INSTRUCTIONS TO FOLLOW - Images are not part of the copy; write out the rest of the data exactly as given.

PROVIDED MATERIAL -
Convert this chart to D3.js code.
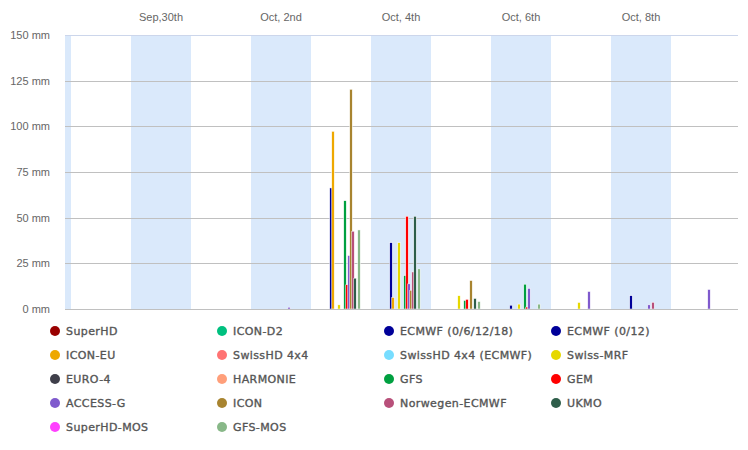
<!DOCTYPE html>
<html><head><meta charset="utf-8">
<script src="https://cdn.jsdelivr.net/npm/d3@7/dist/d3.min.js"></script>
<style>body{margin:0;background:#fff}svg{display:block}</style>
</head><body><svg id="c" width="748" height="450"></svg>
<script>
// ---- data ----
const days = ["2020-09-29","2020-09-30","2020-10-01","2020-10-02","2020-10-03","2020-10-04","2020-10-05","2020-10-06","2020-10-07","2020-10-08","2020-10-09"];
const bandDays = ["2020-09-28","2020-09-30","2020-10-02","2020-10-04","2020-10-06","2020-10-08"];
const tickDays = ["2020-09-30","2020-10-02","2020-10-04","2020-10-06","2020-10-08"];
const tickLabels = ["Sep,30th","Oct, 2nd","Oct, 4th","Oct, 6th","Oct, 8th"];
const yTicks = [0,25,50,75,100,125,150];
const seriesNames = ["SuperHD","ICON-D2","ECMWF (0/6/12/18)","ECMWF (0/12)","ICON-EU","SwissHD 4x4","SwissHD 4x4 (ECMWF)","Swiss-MRF","EURO-4","HARMONIE","GFS","GEM","ACCESS-G","ICON","Norwegen-ECMWF","UKMO","SuperHD-MOS","GFS-MOS"];
const seriesColors = ["#990000","#00c07f","#000099","#000099","#eea800","#ff7373","#77ddff","#e6d800","#3f3f4a","#ff9f7a","#00a040","#ff0000","#7f5acd","#a88430","#b8507a","#2e5e4a","#ff40ff","#88b888"];
const N = null;
const vSuperHD      = [N,N,N,N,N,N,N,N,N,N,N];
const vIconD2       = [N,N,N,N,N,N,N,N,N,N,N];
const vEcmwf061218  = [N,N,N,N,N,N,N,N,N,N,N];
const vEcmwf012     = [N,N,N,N,66,36,N,1.8,N,7,N];
const vIconEU       = [N,N,N,N,97,6,N,N,N,N,N];
const vSwissHD      = [N,N,N,N,N,N,N,N,N,N,N];
const vSwissHDEc    = [N,N,N,N,N,N,N,N,N,N,N];
const vSwissMRF     = [N,N,N,N,2,36,7,2.4,3.3,N,N];
const vEuro4        = [N,N,N,N,N,N,N,N,N,N,N];
const vHarmonie     = [N,N,N,N,N,N,N,N,N,N,N];
const vGFS          = [N,N,N,N,59,18,4.4,13.3,N,N,N];
const vGEM          = [N,N,N,N,13,50.5,5,0.8,N,N,N];
const vAccessG      = [N,N,N,0.7,29,13.5,N,11,9.3,2,10.4];
const vICON         = [N,N,N,N,120,10,15.3,N,N,N,N];
const vNorwegen     = [N,N,N,N,42.3,20,N,N,N,3.4,N];
const vUKMO         = [N,N,N,N,16.6,50.5,5.5,N,N,N,N];
const vSuperHDMOS   = [N,N,N,N,N,N,N,N,N,N,N];
const vGFSMOS       = [N,N,N,N,43,21.7,3.8,2.4,N,N,N];
const seriesValues = [vSuperHD,vIconD2,vEcmwf061218,vEcmwf012,vIconEU,vSwissHD,vSwissHDEc,vSwissMRF,vEuro4,vHarmonie,vGFS,vGEM,vAccessG,vICON,vNorwegen,vUKMO,vSuperHDMOS,vGFSMOS];

// ---- layout ----
const svg = d3.select("#c");
const L = 65, R = 738, T = 35, B = 309;
const dayStart = s => new Date(s + "T00:00:00Z");
const dayNoon = s => new Date(s + "T12:00:00Z");
const x = d3.scaleUtc()
  .domain([new Date("2020-09-28T21:36:00Z"), new Date("2020-10-10T02:48:00Z")])
  .range([L, R]);
const y = d3.scaleLinear().domain([0,150]).range([B, T]);
const dayPx = x(dayStart("2020-10-02")) - x(dayStart("2020-10-01"));

svg.append("clipPath").attr("id","pc").append("rect")
  .attr("x",L).attr("y",T).attr("width",R-L).attr("height",B-T);

// bands
svg.append("g").attr("clip-path","url(#pc)").selectAll("rect").data(bandDays).join("rect")
  .attr("x", d => x(dayStart(d)))
  .attr("width", dayPx)
  .attr("y", T).attr("height", B-T)
  .attr("fill", "#dae9fb");

// grid
svg.append("g").selectAll("line").data(yTicks).join("line")
  .attr("x1", L).attr("x2", R)
  .attr("y1", d => Math.round(y(d))+0.5).attr("y2", d => Math.round(y(d))+0.5)
  .attr("stroke", d => d === 150 ? "#ccd6eb" : "#c0c0c0").attr("stroke-width", 1);

// y labels
svg.append("g").selectAll("text").data(yTicks).join("text")
  .attr("x", 50).attr("y", d => y(d) + 4)
  .attr("text-anchor","end")
  .attr("font-family","'Liberation Sans', Arial, sans-serif")
  .attr("font-size", 11).attr("fill","#666")
  .text(d => d + " mm");

// top tick labels
svg.append("g").selectAll("text").data(tickDays).join("text")
  .attr("x", d => x(dayNoon(d))).attr("y", 21)
  .attr("text-anchor","middle")
  .attr("font-family","'Liberation Sans', Arial, sans-serif")
  .attr("font-size", 11).attr("fill","#666")
  .text((d,i) => tickLabels[i]);

// bars
const groupW = dayPx * 0.6;
const slot = d3.scaleBand().domain(d3.range(seriesNames.length)).range([-groupW/2 + 1, groupW/2 + 1]);
const barsG = svg.append("g").attr("clip-path","url(#pc)");
seriesValues.forEach((vals, si) => {
  const pts = vals.map((v,i) => ({v, d: days[i]})).filter(p => p.v != null);
  barsG.append("g").selectAll("rect").data(pts).join("rect")
    .attr("x", p => x(dayNoon(p.d)) + slot(si) - 0.25)
    .attr("width", slot.bandwidth() + 0.5)
    .attr("y", p => y(p.v) - 0.5)
    .attr("height", p => y(0) - y(p.v) + 0.5)
    .attr("fill", seriesColors[si])
    .attr("stroke", "#fff").attr("stroke-width", 0.5);
});

// legend
const colX = [55, 222, 389, 556];
const rowY = [331, 355, 379, 403, 427];
const lg = svg.append("g").selectAll("g").data(seriesNames).join("g")
  .attr("transform", (d,i) => `translate(${colX[i%4]},${rowY[Math.floor(i/4)]})`);
lg.append("circle").attr("r", 5).attr("fill", (d,i) => seriesColors[i]);
lg.append("text").attr("x", 11).attr("y", 4)
  .attr("font-family","'DejaVu Sans', sans-serif")
  .attr("font-size", 11).attr("fill","#555").attr("letter-spacing", 0.4)
  .attr("stroke","#555").attr("stroke-width", 0.35)
  .text(d => d);
</script></body></html>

EXERCISE RESPONSE -
Convert this chart to D3.js code.
<!DOCTYPE html>
<html><head><meta charset="utf-8">
<script src="https://cdn.jsdelivr.net/npm/d3@7/dist/d3.min.js"></script>
<style>body{margin:0;background:#fff}svg{display:block}</style>
</head><body><svg id="c" width="748" height="450"></svg>
<script>
// ---- data ----
const days = ["2020-09-29","2020-09-30","2020-10-01","2020-10-02","2020-10-03","2020-10-04","2020-10-05","2020-10-06","2020-10-07","2020-10-08","2020-10-09"];
const bandDays = ["2020-09-28","2020-09-30","2020-10-02","2020-10-04","2020-10-06","2020-10-08"];
const tickDays = ["2020-09-30","2020-10-02","2020-10-04","2020-10-06","2020-10-08"];
const tickLabels = ["Sep,30th","Oct, 2nd","Oct, 4th","Oct, 6th","Oct, 8th"];
const yTicks = [0,25,50,75,100,125,150];
const seriesNames = ["SuperHD","ICON-D2","ECMWF (0/6/12/18)","ECMWF (0/12)","ICON-EU","SwissHD 4x4","SwissHD 4x4 (ECMWF)","Swiss-MRF","EURO-4","HARMONIE","GFS","GEM","ACCESS-G","ICON","Norwegen-ECMWF","UKMO","SuperHD-MOS","GFS-MOS"];
const seriesColors = ["#990000","#00c07f","#000099","#000099","#eea800","#ff7373","#77ddff","#e6d800","#3f3f4a","#ff9f7a","#00a040","#ff0000","#7f5acd","#a88430","#b8507a","#2e5e4a","#ff40ff","#88b888"];
const N = null;
const vSuperHD      = [N,N,N,N,N,N,N,N,N,N,N];
const vIconD2       = [N,N,N,N,N,N,N,N,N,N,N];
const vEcmwf061218  = [N,N,N,N,N,N,N,N,N,N,N];
const vEcmwf012     = [N,N,N,N,66,36,N,1.8,N,7,N];
const vIconEU       = [N,N,N,N,97,6,N,N,N,N,N];
const vSwissHD      = [N,N,N,N,N,N,N,N,N,N,N];
const vSwissHDEc    = [N,N,N,N,N,N,N,N,N,N,N];
const vSwissMRF     = [N,N,N,N,2,36,7,2.4,3.3,N,N];
const vEuro4        = [N,N,N,N,N,N,N,N,N,N,N];
const vHarmonie     = [N,N,N,N,N,N,N,N,N,N,N];
const vGFS          = [N,N,N,N,59,18,4.4,13.3,N,N,N];
const vGEM          = [N,N,N,N,13,50.5,5,0.8,N,N,N];
const vAccessG      = [N,N,N,0.7,29,13.5,N,11,9.3,2,10.4];
const vICON         = [N,N,N,N,120,10,15.3,N,N,N,N];
const vNorwegen     = [N,N,N,N,42.3,20,N,N,N,3.4,N];
const vUKMO         = [N,N,N,N,16.6,50.5,5.5,N,N,N,N];
const vSuperHDMOS   = [N,N,N,N,N,N,N,N,N,N,N];
const vGFSMOS       = [N,N,N,N,43,21.7,3.8,2.4,N,N,N];
const seriesValues = [vSuperHD,vIconD2,vEcmwf061218,vEcmwf012,vIconEU,vSwissHD,vSwissHDEc,vSwissMRF,vEuro4,vHarmonie,vGFS,vGEM,vAccessG,vICON,vNorwegen,vUKMO,vSuperHDMOS,vGFSMOS];

// ---- layout ----
const svg = d3.select("#c");
const L = 65, R = 738, T = 35, B = 309;
const dayStart = s => new Date(s + "T00:00:00Z");
const dayNoon = s => new Date(s + "T12:00:00Z");
const x = d3.scaleUtc()
  .domain([new Date("2020-09-28T21:36:00Z"), new Date("2020-10-10T02:48:00Z")])
  .range([L, R]);
const y = d3.scaleLinear().domain([0,150]).range([B, T]);
const dayPx = x(dayStart("2020-10-02")) - x(dayStart("2020-10-01"));

svg.append("clipPath").attr("id","pc").append("rect")
  .attr("x",L).attr("y",T).attr("width",R-L).attr("height",B-T);

// bands
svg.append("g").attr("clip-path","url(#pc)").selectAll("rect").data(bandDays).join("rect")
  .attr("x", d => x(dayStart(d)))
  .attr("width", dayPx)
  .attr("y", T).attr("height", B-T)
  .attr("fill", "#dae9fb");

// grid
svg.append("g").selectAll("line").data(yTicks).join("line")
  .attr("x1", L).attr("x2", R)
  .attr("y1", d => Math.round(y(d))+0.5).attr("y2", d => Math.round(y(d))+0.5)
  .attr("stroke", d => d === 150 ? "#ccd6eb" : "#c0c0c0").attr("stroke-width", 1);

// y labels
svg.append("g").selectAll("text").data(yTicks).join("text")
  .attr("x", 50).attr("y", d => y(d) + 4)
  .attr("text-anchor","end")
  .attr("font-family","'Liberation Sans', Arial, sans-serif")
  .attr("font-size", 11).attr("fill","#666")
  .text(d => d + " mm");

// top tick labels
svg.append("g").selectAll("text").data(tickDays).join("text")
  .attr("x", d => x(dayNoon(d))).attr("y", 21)
  .attr("text-anchor","middle")
  .attr("font-family","'Liberation Sans', Arial, sans-serif")
  .attr("font-size", 11).attr("fill","#666")
  .text((d,i) => tickLabels[i]);

// bars
const groupW = dayPx * 0.6;
const slot = d3.scaleBand().domain(d3.range(seriesNames.length)).range([-groupW/2 + 1, groupW/2 + 1]);
const barsG = svg.append("g").attr("clip-path","url(#pc)");
seriesValues.forEach((vals, si) => {
  const pts = vals.map((v,i) => ({v, d: days[i]})).filter(p => p.v != null);
  barsG.append("g").selectAll("rect").data(pts).join("rect")
    .attr("x", p => x(dayNoon(p.d)) + slot(si) - 0.25)
    .attr("width", slot.bandwidth() + 0.5)
    .attr("y", p => y(p.v) - 0.5)
    .attr("height", p => y(0) - y(p.v) + 0.5)
    .attr("fill", seriesColors[si])
    .attr("stroke", "#fff").attr("stroke-width", 0.5);
});

// legend
const colX = [55, 222, 389, 556];
const rowY = [331, 355, 379, 403, 427];
const lg = svg.append("g").selectAll("g").data(seriesNames).join("g")
  .attr("transform", (d,i) => `translate(${colX[i%4]},${rowY[Math.floor(i/4)]})`);
lg.append("circle").attr("r", 5).attr("fill", (d,i) => seriesColors[i]);
lg.append("text").attr("x", 11).attr("y", 4)
  .attr("font-family","'DejaVu Sans', sans-serif")
  .attr("font-size", 11).attr("fill","#555").attr("letter-spacing", 0.4)
  .attr("stroke","#555").attr("stroke-width", 0.35)
  .text(d => d);
</script></body></html>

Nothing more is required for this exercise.